7 Replies to “Faster than a Speeding Light Ray”

  1. Greg: Is this a Bell-type experiment.
    Bell-type experiment? Those are for scientific girlie-men! Cramer’s experiment is a full-bore faster-than-light, backwards-in-time, none-of-them-darn-statistics communicator.
    Functionally, it amounts to the design and construction of one of science fiction writer Ursula K. Le Guin’s ansibles.
    Just to mention, I personally know, like, and respect John Cramer. I went to the talk and it was good. And John and Warren Nagourney are definitely going to do the experiment.
    But if it works, then it means that orthodox quantum mechanics is wrong. Since we engineers are ultra-orthodox, we think it won’t work.
    The most likely failure mechanism (JMHO) has to do with the detailed quantum-mechanical description of the outgoing entangled-photon wavefront.
    Namely, it is not quite clear that two rather technical constraints on the optical configuration can be satisfied simultaneously.
    In brief, the Cramer/Nagourney optics must be adjusted such that simultaneously (1) slits are optically resolved, and (2) clicks are strongly correlated. It seems likely (again, JMHO) that this will prove hard to accomplish–sufficiently hard to obstruct the experimental goals—in consequence of the usual wave-particle uncertainty relations.
    But like I say, they’re very good scientists, it’s a very good experiment, and they definitely ought to attempt it.

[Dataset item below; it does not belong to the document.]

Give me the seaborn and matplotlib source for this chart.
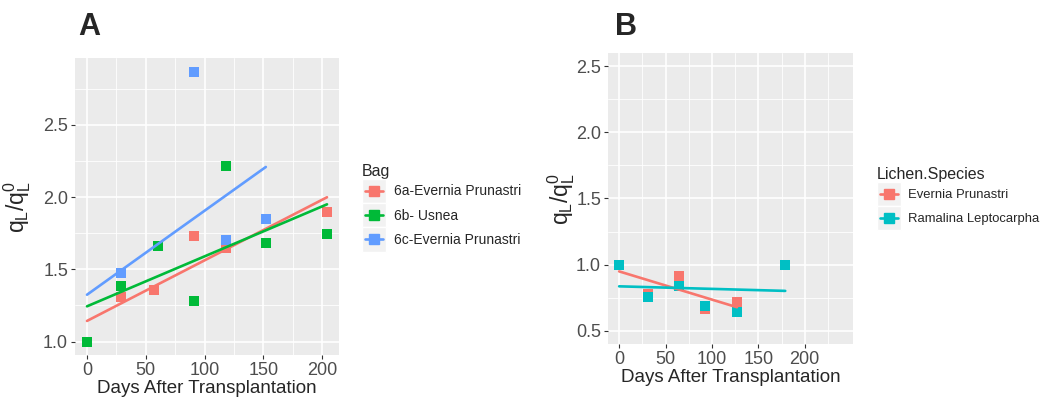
import numpy as np
import pandas as pd
import matplotlib
matplotlib.use("Agg")
import matplotlib.pyplot as plt
import seaborn as sns
from matplotlib.legend_handler import HandlerBase
from matplotlib.patches import Rectangle
from matplotlib.lines import Line2D

# ---- panel A data (bags) ----
bag_labels = ["6a-Evernia Prunastri", "6b- Usnea", "6c-Evernia Prunastri"]
days_6a = [0, 29, 57, 91, 118, 204]
ratio_6a = [1.00, 1.31, 1.36, 1.73, 1.65, 1.90]
days_6b = [0, 29, 60, 91, 118, 152, 204]
ratio_6b = [1.00, 1.385, 1.66, 1.28, 2.215, 1.685, 1.745]
days_6c = [0, 29, 91, 118, 152]
ratio_6c = [1.00, 1.475, 2.87, 1.70, 1.845]

# ---- panel B data (species) ----
species_labels = ["Evernia Prunastri", "Ramalina Leptocarpha"]
days_ep = [0, 31, 64, 92, 127]
ratio_ep = [1.00, 0.78, 0.915, 0.665, 0.715]
days_rl = [0, 31, 64, 92, 127, 179]
ratio_rl = [1.00, 0.757, 0.837, 0.687, 0.645, 0.995]

df_a = pd.concat([
    pd.DataFrame({"days": days_6a, "ratio": ratio_6a, "Bag": bag_labels[0]}),
    pd.DataFrame({"days": days_6b, "ratio": ratio_6b, "Bag": bag_labels[1]}),
    pd.DataFrame({"days": days_6c, "ratio": ratio_6c, "Bag": bag_labels[2]}),
])
df_b = pd.concat([
    pd.DataFrame({"days": days_ep, "ratio": ratio_ep, "Lichen.Species": species_labels[0]}),
    pd.DataFrame({"days": days_rl, "ratio": ratio_rl, "Lichen.Species": species_labels[1]}),
])

colors_a = dict(zip(bag_labels, ["#F8766D", "#00BA38", "#619CFF"]))
colors_b = dict(zip(species_labels, ["#F8766D", "#00BFC4"]))
point_order_a = [bag_labels[0], bag_labels[2], bag_labels[1]]

sns.set_style("darkgrid", {"axes.facecolor": "#EBEBEB", "grid.color": "white"})
plt.rcParams["font.family"] = ["Liberation Sans", "DejaVu Sans"]
plt.rcParams["mathtext.fontset"] = "custom"
plt.rcParams["mathtext.rm"] = "Liberation Sans"
plt.rcParams["mathtext.it"] = "Liberation Sans"

fig = plt.figure(figsize=(10.45, 3.98), dpi=100)
ax_a = fig.add_axes([75 / 1045, 1 - 355 / 398, 264 / 1045, 297 / 398])
ax_b = fig.add_axes([608 / 1045, 1 - 344 / 398, 245 / 1045, 291 / 398])

MS = 52
LW = 1.9


def ggplot_axes(ax, xlim, ylim, xticks, yticks, ylabels, ypad):
    dx = (xlim[1] - xlim[0]) * 0.05
    dy = (ylim[1] - ylim[0]) * 0.05
    ax.set_xticks(xticks)
    ax.set_yticks(yticks)
    ax.set_yticklabels(ylabels)
    sx = xticks[1] - xticks[0]
    sy = yticks[1] - yticks[0]
    xm = np.arange(xticks[0] - sx / 2, xticks[-1] + sx, sx)
    ym = np.arange(yticks[0] - sy / 2, yticks[-1] + sy, sy)
    ax.set_xticks(xm, minor=True)
    ax.set_yticks(ym, minor=True)
    ax.set_xlim(xlim[0] - dx, xlim[1] + dx)
    ax.set_ylim(ylim[0] - dy, ylim[1] + dy)
    ax.grid(which="major", color="white", lw=1.2)
    ax.grid(which="minor", color="white", lw=0.6)
    ax.tick_params(which="major", length=3, width=0.8, color="#333333",
                   labelsize=13, labelcolor="#4D4D4D", pad=2, bottom=True, left=True)
    ax.tick_params(which="minor", length=0)
    for s in ax.spines.values():
        s.set_visible(False)
    ax.set_xlabel("Days After Transplantation", fontsize=13.5, labelpad=1)
    ax.set_ylabel(r"$\mathrm{q_L/q_L^0}$", fontsize=16.5, labelpad=ypad)


# panel A points, then fitted lines
for bag in point_order_a:
    sub = df_a[df_a["Bag"] == bag]
    sns.scatterplot(data=sub, x="days", y="ratio", color=colors_a[bag], marker="s",
                    s=MS, linewidth=0, ax=ax_a, zorder=3)
for bag in bag_labels:
    sub = df_a[df_a["Bag"] == bag]
    sns.regplot(data=sub, x="days", y="ratio", scatter=False, ci=None, ax=ax_a,
                line_kws={"color": colors_a[bag], "lw": LW, "zorder": 4})
ggplot_axes(ax_a, (df_a["days"].min(), df_a["days"].max()),
            (df_a["ratio"].min(), df_a["ratio"].max()),
            [0, 50, 100, 150, 200], [1.0, 1.5, 2.0, 2.5], ["1.0", "1.5", "2.0", "2.5"], 7)

# panel B
for sp in species_labels:
    sub = df_b[df_b["Lichen.Species"] == sp]
    sns.scatterplot(data=sub, x="days", y="ratio", color=colors_b[sp], marker="s",
                    s=MS, linewidth=0, ax=ax_b, zorder=3)
for sp in species_labels:
    sub = df_b[df_b["Lichen.Species"] == sp]
    sns.regplot(data=sub, x="days", y="ratio", scatter=False, ci=None, ax=ax_b,
                line_kws={"color": colors_b[sp], "lw": LW, "zorder": 4})
ggplot_axes(ax_b, (0, 240), (0.5, 2.5),
            [0, 50, 100, 150, 200], [0.5, 1.0, 1.5, 2.0, 2.5],
            ["0.5", "1.0", "1.5", "2.0", "2.5"], -1)


class KeyHandler(HandlerBase):
    def create_artists(self, legend, orig_handle, xdescent, ydescent, width, height, fontsize, trans):
        c = orig_handle.get_color()
        bg = Rectangle((-xdescent, -ydescent), width, height, facecolor="#F2F2F2",
                       edgecolor="white", lw=1, transform=trans)
        yc = height / 2 - ydescent
        ln = Line2D([-xdescent + 2, width - xdescent - 2], [yc, yc], color=c, lw=LW, transform=trans)
        mk = Line2D([width / 2 - xdescent], [yc], marker="s", ms=7, color=c, lw=0, transform=trans)
        return [bg, ln, mk]


def add_legend(title, labels, cmap, x, y, fs):
    handles = [Line2D([], [], color=cmap[l]) for l in labels]
    leg = fig.legend(handles, labels, title=title, loc="upper left",
                     bbox_to_anchor=(x / 1045, 1 - y / 398), frameon=False,
                     handler_map={Line2D: KeyHandler()}, fontsize=fs,
                     title_fontsize=11.5, handlelength=1.7 * 10 / fs, handleheight=2.3 * 10 / fs,
                     labelspacing=0.0, handletextpad=0.6, borderpad=0, borderaxespad=0,
                     alignment="left")
    return leg


add_legend("Bag", bag_labels, colors_a, 362, 164, 10)
add_legend("Lichen.Species", species_labels, colors_b, 877, 167, 9.4)

fig.text(78 / 1045, 1 - 35 / 398, "A", fontsize=22, fontweight="bold", va="baseline")
fig.text(615 / 1045, 1 - 35 / 398, "B", fontsize=22, fontweight="bold", va="baseline")

fig.savefig("out.png", dpi=100)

  2. It is a Bell-type experiment, with a twist. If I have time this afternoon I’ll write a post describing it. I think I know what’s going to happen but I haven’t pinned it down with certainty in my mind yet.
    Sadly Cramer didn’t spend any time talking about the transactional interpretation.

  3. Hi Dave! The room was crowded & I didn’t see you there, otherwise I’d have said hello.
    What I think will happen is pretty specific. John and Warren will begin by adjusting their optics so that the experiment’s first goal of resolving a clear two-slit diffraction pattern on the lower path is achieved. Good.
    Then they’ll insert a spatial filter on the upper path, and further adjust the optical train, to achieve the experiment’s second goal of increasing the probability of two-photon coincidence. Good.
    But IMHO the experiment will encounter trouble in achieving the first goals and the second goals simultaneously. Systematically optimizing these two goals will require a rather tedious advLIGO-style analysis of the propagation of quantum-entangled optical wavefronts throughout the whole optical train. This analysis will reveal that the usual mechanisms by which quantum uncertainty relations block information transfer in traditional Bell-type experiments apply also to the Cramer/Nagorney experiment.
    IMHO, the required theoretical formalism for propagating quantum-entangled optical wave-fronts will itself have considerable value as a teaching tool. Also, maybe orthodox quantum theory is wrong, and the Cramer/Nagourney experiment will work! Which is why they should do this experiment.

  4. Can anyone give a description of the actual experiment, or a link to one?
    Some of those can be quite interesting puzzles.